Needless to say, I am a Bukowski fan and his profound, glib views on the modern world deserve a wider audience. Still, putting his work into film? That’s going to be interesting. Bukowski died in 1994, but his legacy will live on in two new biopics.

The first, directed by James Franco, is plainly called Bukowski and has recently wrapped. It had a bit of a rocky production, at one point facing a lawsuit over the film rights. But that has been sorted, though we’ll have to wait and see what kind of movie it will be.

Franco has not been entirely clear if the film is based on Bukowski’s Ham on Rye, his semi-biographical novel about growing up poor in the 1940s. It features a character called Chinaski, which many believe is Bukowski’s literary doppleganger – much like Kurt Vonnegut’s Kilgore Trout. Franco’s film covers Bukowski’s childhood, but may use multiple of the author’s works – much like the Hunter S. Thompson biopic Where The Buffalo Roam.

Chinaski is also the main character in the novel Women, which Voltage Pictures has announced it is developing into a film. It is about a successful poet and author (aka.

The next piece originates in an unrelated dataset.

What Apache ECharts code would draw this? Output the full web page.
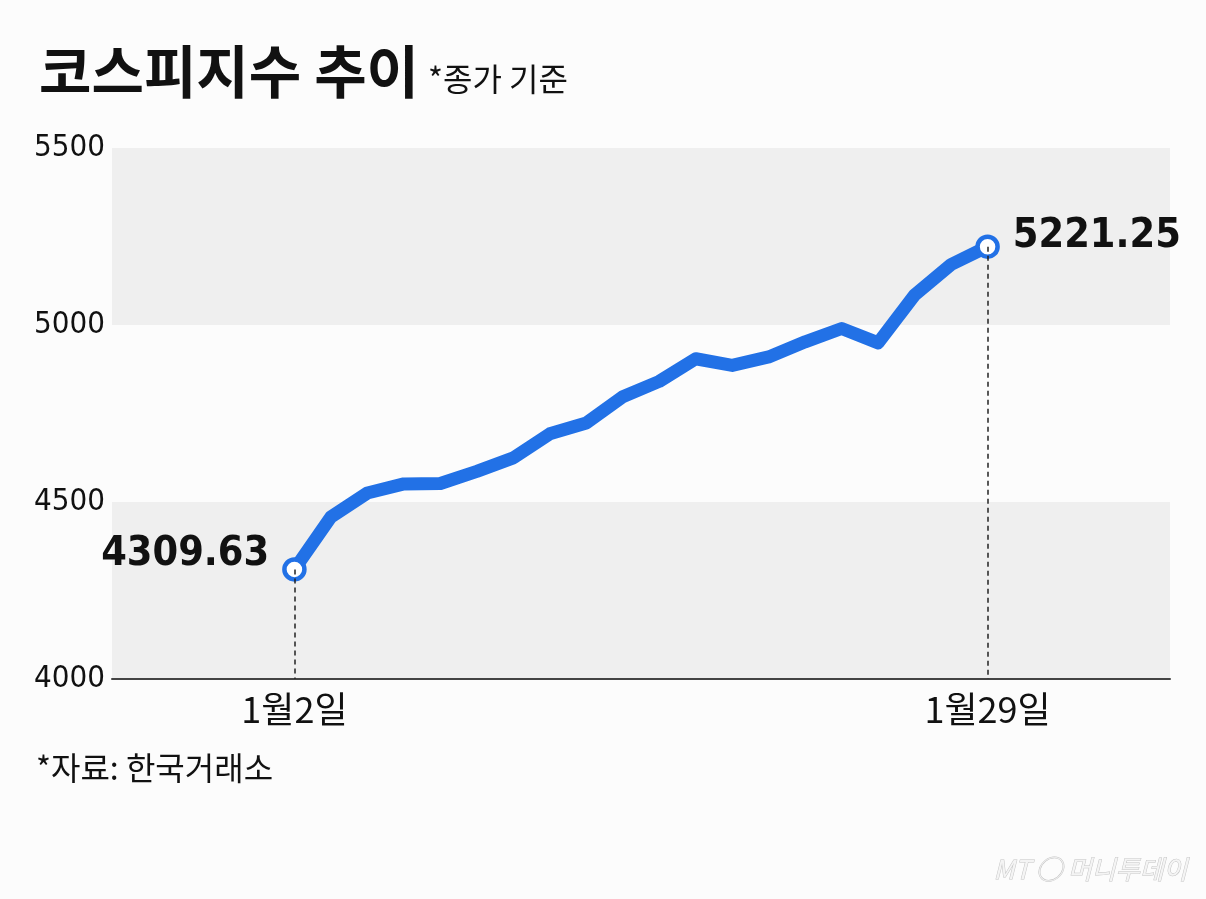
<!DOCTYPE html>
<html>
<head>
<meta charset="utf-8">
<script src="https://cdn.jsdelivr.net/npm/echarts@6/dist/echarts.min.js"></script>
<style>
	html, body { margin: 0; padding: 0; background: #fcfcfc; }
	#kospi { width: 1206px; height: 899px; }
</style>
</head>
<body>
<div id="kospi"></div>
<script>
// 1월 거래일별 코스피 종가
var dates = [ '1월2일', '1월5일', '1월6일', '1월7일', '1월8일', '1월9일',
	'1월12일', '1월13일', '1월14일', '1월15일', '1월16일',
	'1월19일', '1월20일', '1월21일', '1월22일', '1월23일',
	'1월26일', '1월27일', '1월28일', '1월29일' ];
var closes = [ 4309.63, 4457.52, 4525.48, 4551.06, 4552.37, 4586.32,
	4624.79, 4692.64, 4723.10, 4797.55, 4840.74,
	4904.66, 4885.75, 4909.93, 4952.53, 4990.07,
	4949.59, 5084.85, 5170.81, 5221.25 ];
var yTicks = [ 4000, 4500, 5000, 5500 ];

// 좁은 숫자 글꼴: font-stretch 키워드를 fontStyle 자리에 넣는다
var NUM_FONT = "'DejaVu Sans'";
var KR_FONT = "'Noto Sans CJK KR', sans-serif";
var BLUE = '#2271e6';

var first = 0, last = closes.length - 1;
var points = closes.map(function (v, i) {
	var item = { value: [ i, v ] };
	if (i === first || i === last) {
		item.label = {
			show : true,
			formatter : v.toFixed(2),
			position : i === first ? 'left' : 'right',
			distance : 13,
			offset : i === first ? [ 0, -15 ] : [ 0, -10 ],
			fontFamily : NUM_FONT,
			fontStyle : 'condensed',
			fontWeight : 'bold',
			fontSize : 41,
			color : '#111'
		};
	}
	return item;
});

var myChart = echarts.init(document.getElementById('kospi'));
var option = {
	backgroundColor : '#fcfcfc',
	animation : false,
	title : {
		left : 34,
		top : 38,
		text : '{a|코스피지수 추이} {b|*종가 기준}',
		textStyle : {
			rich : {
				a : { fontFamily : KR_FONT, fontWeight : 'bold', fontSize : 57, color : '#111' },
				b : { fontFamily : KR_FONT, fontWeight : 'normal', fontSize : 32, color : '#111', padding : [ 14, 0, 0, 4 ] }
			}
		}
	},
	graphic : [ {
		type : 'text',
		left : 36,
		top : 752,
		style : { text : '*자료: 한국거래소', font : "32px 'Noto Sans CJK KR'", fill : '#111' }
	}, {
		type : 'text',
		right : 18,
		top : 856,
		style : {
			text : 'MT ◯ 머니투데이',
			font : "italic 26px 'Noto Sans CJK KR'",
			fill : '#f4f4f4',
			stroke : '#c4c4c4',
			lineWidth : 1
		}
	} ],
	grid : {
		left : 112,
		right : 36,
		top : 148,
		bottom : 220
	},
	xAxis : {
		type : 'value',
		min : -5,
		max : 24,
		interval : 1,
		splitLine : { show : false },
		axisTick : { show : false },
		axisLine : { show : true, onZero : false, lineStyle : { color : '#444', width : 2 } },
		axisLabel : {
			margin : 12,
			fontFamily : KR_FONT,
			fontSize : 36,
			color : '#111',
			showMinLabel : true,
			showMaxLabel : true,
			formatter : function (v) {
				return (v === first || v === last) ? dates[v] : '';
			}
		}
	},
	yAxis : {
		type : 'value',
		min : yTicks[0],
		max : yTicks[yTicks.length - 1],
		interval : yTicks[1] - yTicks[0],
		axisLine : { show : false },
		axisTick : { show : false },
		splitLine : { show : false },
		splitArea : {
			show : true,
			areaStyle : { color : [ '#efefef', '#fcfcfc' ] }
		},
		axisLabel : {
			margin : 7,
			fontFamily : NUM_FONT,
			fontStyle : 'condensed',
			fontSize : 31,
			color : '#111',
			formatter : function (v) { return String(v); }
		}
	},
	series : [ {
		type : 'line',
		data : points,
		symbol : 'circle',
		symbolSize : function (val, p) {
			return (p.dataIndex === first || p.dataIndex === last) ? 20 : 0;
		},
		showAllSymbol : true,
		lineStyle : { color : BLUE, width : 13, join : 'round', cap : 'round' },
		itemStyle : { color : '#fff', borderColor : BLUE, borderWidth : 4.5 },
		z : 3,
		markLine : {
			silent : true,
			symbol : 'none',
			label : { show : false },
			lineStyle : { color : '#222', type : [ 5, 4 ], width : 1.5 },
			data : [ first, last ].map(function (i) {
				return [ { coord : [ i, closes[i] ] }, { coord : [ i, yTicks[0] ] } ];
			})
		}
	} ]
};
myChart.setOption(option);
</script>
</body>
</html>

Bukowski) and the tribulations of his life thanks to his many vapid affairs. The Voltage project is also called Women.

Will people line up to see either movie? I doubt it – Bukowski, once called the laureate of American lowlife, is too edgy and unconventional to appeal to mainstream tastes. His writing is clear and concise, but his themes are often disturbing and unsettling. Still, I doubt either Franco or Voltage are out to make mega-bucks here – though Women could strike a chord with audiences.